Required work >> Using the records provided below, locate and copy each line that contains the word "diagram".
═══ Records for the task
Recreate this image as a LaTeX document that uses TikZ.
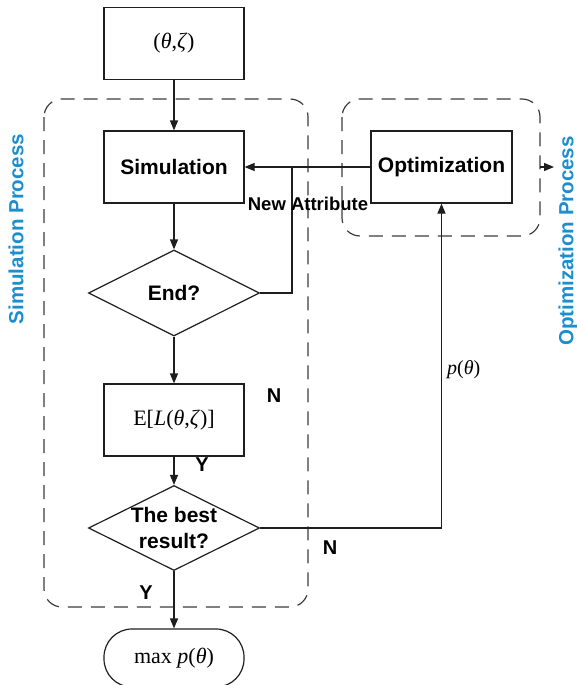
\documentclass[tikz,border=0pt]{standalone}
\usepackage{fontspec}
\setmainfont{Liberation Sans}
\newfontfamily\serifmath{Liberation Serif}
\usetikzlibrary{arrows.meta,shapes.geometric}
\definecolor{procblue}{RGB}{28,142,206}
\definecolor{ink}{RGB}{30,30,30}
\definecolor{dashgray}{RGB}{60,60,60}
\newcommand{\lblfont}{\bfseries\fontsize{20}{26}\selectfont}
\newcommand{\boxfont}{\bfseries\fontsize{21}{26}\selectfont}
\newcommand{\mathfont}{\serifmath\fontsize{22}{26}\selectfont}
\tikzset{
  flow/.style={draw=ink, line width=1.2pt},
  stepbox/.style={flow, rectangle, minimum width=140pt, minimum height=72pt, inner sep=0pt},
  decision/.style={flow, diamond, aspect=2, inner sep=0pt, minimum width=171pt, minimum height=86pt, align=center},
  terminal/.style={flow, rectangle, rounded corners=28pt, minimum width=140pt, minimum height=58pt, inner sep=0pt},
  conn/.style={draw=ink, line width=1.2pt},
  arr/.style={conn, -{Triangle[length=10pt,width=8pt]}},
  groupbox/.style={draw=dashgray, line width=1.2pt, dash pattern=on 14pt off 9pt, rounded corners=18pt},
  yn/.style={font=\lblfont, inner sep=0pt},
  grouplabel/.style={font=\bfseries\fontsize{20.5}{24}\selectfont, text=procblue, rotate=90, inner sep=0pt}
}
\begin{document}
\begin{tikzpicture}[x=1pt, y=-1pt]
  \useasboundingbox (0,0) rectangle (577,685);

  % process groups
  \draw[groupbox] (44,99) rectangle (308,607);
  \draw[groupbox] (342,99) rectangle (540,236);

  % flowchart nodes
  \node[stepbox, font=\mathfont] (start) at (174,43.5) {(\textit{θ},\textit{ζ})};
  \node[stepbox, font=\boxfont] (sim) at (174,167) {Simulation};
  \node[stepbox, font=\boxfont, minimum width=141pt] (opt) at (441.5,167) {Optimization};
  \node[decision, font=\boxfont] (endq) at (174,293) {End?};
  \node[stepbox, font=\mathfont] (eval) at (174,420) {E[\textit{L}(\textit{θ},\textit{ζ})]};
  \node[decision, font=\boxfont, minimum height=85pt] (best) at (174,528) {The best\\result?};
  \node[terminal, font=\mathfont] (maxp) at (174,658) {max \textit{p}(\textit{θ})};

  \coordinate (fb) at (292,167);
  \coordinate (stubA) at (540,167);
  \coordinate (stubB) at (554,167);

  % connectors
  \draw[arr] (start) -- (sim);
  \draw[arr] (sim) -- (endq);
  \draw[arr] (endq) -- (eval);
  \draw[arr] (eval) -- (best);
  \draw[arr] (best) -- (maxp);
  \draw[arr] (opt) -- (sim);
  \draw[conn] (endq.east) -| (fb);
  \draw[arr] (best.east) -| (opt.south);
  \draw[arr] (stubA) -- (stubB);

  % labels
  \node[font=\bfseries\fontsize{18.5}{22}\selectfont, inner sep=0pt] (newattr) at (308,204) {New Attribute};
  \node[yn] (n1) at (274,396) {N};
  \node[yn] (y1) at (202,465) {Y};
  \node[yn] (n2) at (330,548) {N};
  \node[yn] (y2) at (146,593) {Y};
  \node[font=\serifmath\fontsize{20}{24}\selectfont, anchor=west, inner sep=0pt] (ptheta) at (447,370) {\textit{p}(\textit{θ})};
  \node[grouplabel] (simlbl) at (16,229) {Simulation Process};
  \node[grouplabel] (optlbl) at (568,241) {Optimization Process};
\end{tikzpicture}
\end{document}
══════
═══ Records for the task
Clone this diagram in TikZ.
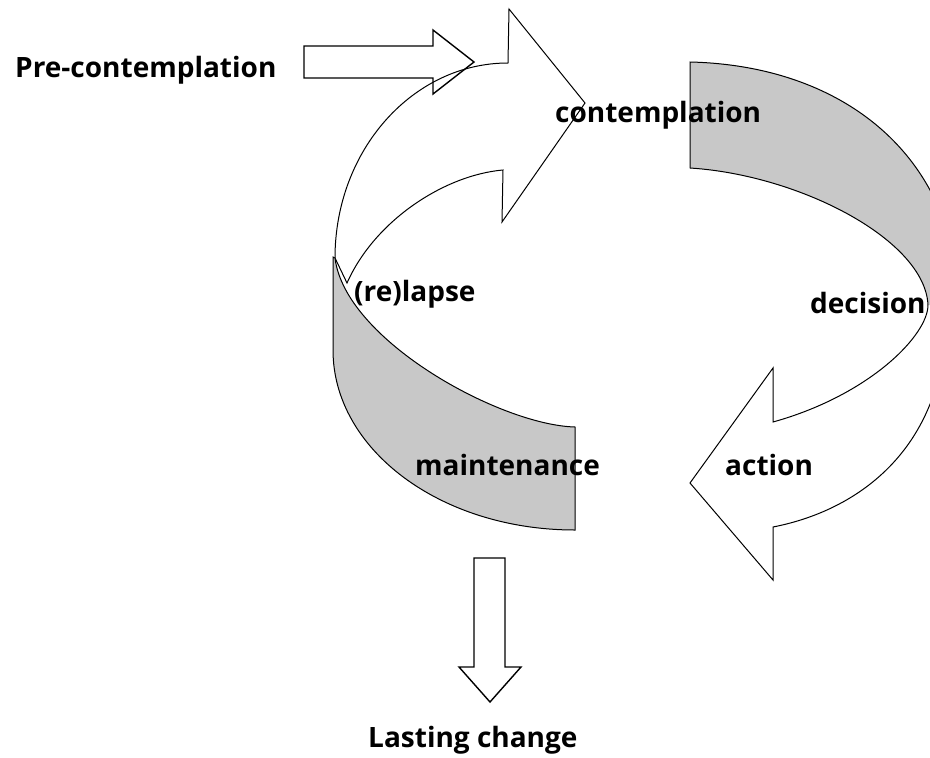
══════
═══ Records for the task
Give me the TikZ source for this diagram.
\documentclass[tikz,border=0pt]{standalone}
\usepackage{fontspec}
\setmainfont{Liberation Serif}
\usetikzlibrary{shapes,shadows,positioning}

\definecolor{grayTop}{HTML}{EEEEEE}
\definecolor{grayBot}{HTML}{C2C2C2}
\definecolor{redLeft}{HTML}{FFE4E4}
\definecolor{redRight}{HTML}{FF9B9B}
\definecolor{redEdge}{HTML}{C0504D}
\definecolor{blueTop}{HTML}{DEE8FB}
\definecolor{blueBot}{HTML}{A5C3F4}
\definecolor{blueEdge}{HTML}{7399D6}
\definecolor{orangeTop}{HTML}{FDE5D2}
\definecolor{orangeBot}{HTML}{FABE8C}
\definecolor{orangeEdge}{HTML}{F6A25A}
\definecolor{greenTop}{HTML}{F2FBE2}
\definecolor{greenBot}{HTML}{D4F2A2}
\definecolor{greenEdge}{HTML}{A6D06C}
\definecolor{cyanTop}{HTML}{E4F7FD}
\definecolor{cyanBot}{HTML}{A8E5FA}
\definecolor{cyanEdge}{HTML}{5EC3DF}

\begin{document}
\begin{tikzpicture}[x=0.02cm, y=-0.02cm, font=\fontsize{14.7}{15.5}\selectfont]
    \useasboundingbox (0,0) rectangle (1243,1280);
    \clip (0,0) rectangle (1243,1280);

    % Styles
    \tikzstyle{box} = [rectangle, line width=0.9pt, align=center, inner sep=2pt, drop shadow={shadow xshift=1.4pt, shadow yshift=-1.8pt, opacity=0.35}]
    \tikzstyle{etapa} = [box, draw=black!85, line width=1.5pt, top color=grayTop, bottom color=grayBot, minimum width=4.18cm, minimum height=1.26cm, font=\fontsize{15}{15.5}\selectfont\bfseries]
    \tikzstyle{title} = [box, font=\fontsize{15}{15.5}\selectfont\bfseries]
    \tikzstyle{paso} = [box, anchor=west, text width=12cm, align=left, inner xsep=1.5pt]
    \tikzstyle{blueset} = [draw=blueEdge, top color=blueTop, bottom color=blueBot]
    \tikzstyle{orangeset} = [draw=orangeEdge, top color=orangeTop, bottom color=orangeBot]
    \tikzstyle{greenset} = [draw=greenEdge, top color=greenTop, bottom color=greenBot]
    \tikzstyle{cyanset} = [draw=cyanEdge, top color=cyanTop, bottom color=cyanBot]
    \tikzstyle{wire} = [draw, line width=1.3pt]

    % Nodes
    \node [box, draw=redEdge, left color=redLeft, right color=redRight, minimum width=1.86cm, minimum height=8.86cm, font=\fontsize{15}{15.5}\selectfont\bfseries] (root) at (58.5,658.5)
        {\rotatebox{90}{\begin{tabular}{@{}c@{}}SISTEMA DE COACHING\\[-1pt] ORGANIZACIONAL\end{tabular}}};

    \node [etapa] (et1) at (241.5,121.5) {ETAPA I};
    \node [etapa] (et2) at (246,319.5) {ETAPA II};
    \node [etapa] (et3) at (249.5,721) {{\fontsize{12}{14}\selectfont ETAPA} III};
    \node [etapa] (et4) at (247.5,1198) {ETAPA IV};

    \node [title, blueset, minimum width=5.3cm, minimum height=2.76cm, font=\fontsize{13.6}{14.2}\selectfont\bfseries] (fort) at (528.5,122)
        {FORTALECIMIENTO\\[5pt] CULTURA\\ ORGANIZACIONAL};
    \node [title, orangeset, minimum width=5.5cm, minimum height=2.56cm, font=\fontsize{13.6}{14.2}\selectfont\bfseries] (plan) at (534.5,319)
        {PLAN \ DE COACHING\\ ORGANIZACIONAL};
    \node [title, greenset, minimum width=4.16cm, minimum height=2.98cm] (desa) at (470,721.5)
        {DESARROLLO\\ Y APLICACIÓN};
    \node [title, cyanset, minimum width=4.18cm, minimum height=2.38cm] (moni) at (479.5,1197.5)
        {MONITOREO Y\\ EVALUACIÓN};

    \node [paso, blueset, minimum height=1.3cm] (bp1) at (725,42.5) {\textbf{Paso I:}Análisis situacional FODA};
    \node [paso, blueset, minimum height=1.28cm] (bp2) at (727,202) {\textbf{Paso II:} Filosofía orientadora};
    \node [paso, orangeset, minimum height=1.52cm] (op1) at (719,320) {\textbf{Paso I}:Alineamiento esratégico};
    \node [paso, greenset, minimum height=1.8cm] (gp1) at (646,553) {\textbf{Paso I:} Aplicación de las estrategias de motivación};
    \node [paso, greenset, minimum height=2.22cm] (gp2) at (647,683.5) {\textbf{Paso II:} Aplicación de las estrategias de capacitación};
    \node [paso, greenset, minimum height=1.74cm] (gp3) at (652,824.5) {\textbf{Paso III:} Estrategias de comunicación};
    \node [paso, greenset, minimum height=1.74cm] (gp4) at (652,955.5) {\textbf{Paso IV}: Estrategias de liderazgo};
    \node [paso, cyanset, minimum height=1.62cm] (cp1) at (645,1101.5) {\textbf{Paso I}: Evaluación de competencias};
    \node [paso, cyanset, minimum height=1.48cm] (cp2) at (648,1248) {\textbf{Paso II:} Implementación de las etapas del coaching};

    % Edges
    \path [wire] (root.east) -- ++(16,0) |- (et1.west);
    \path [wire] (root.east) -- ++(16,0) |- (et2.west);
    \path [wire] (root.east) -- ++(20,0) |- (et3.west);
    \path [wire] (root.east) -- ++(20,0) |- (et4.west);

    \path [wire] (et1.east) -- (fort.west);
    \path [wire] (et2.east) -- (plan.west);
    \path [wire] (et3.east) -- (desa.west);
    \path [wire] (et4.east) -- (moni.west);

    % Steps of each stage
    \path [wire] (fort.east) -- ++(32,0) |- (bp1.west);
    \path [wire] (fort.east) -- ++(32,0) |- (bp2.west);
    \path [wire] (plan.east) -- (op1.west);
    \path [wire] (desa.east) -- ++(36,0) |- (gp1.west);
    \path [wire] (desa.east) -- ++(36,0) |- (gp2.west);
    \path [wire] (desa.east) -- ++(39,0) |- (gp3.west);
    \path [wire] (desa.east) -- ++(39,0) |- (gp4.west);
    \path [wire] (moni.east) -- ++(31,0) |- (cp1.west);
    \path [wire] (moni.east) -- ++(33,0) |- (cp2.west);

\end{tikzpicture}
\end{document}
══════
Response below >>
Clone this diagram in TikZ.
Give me the TikZ source for this diagram.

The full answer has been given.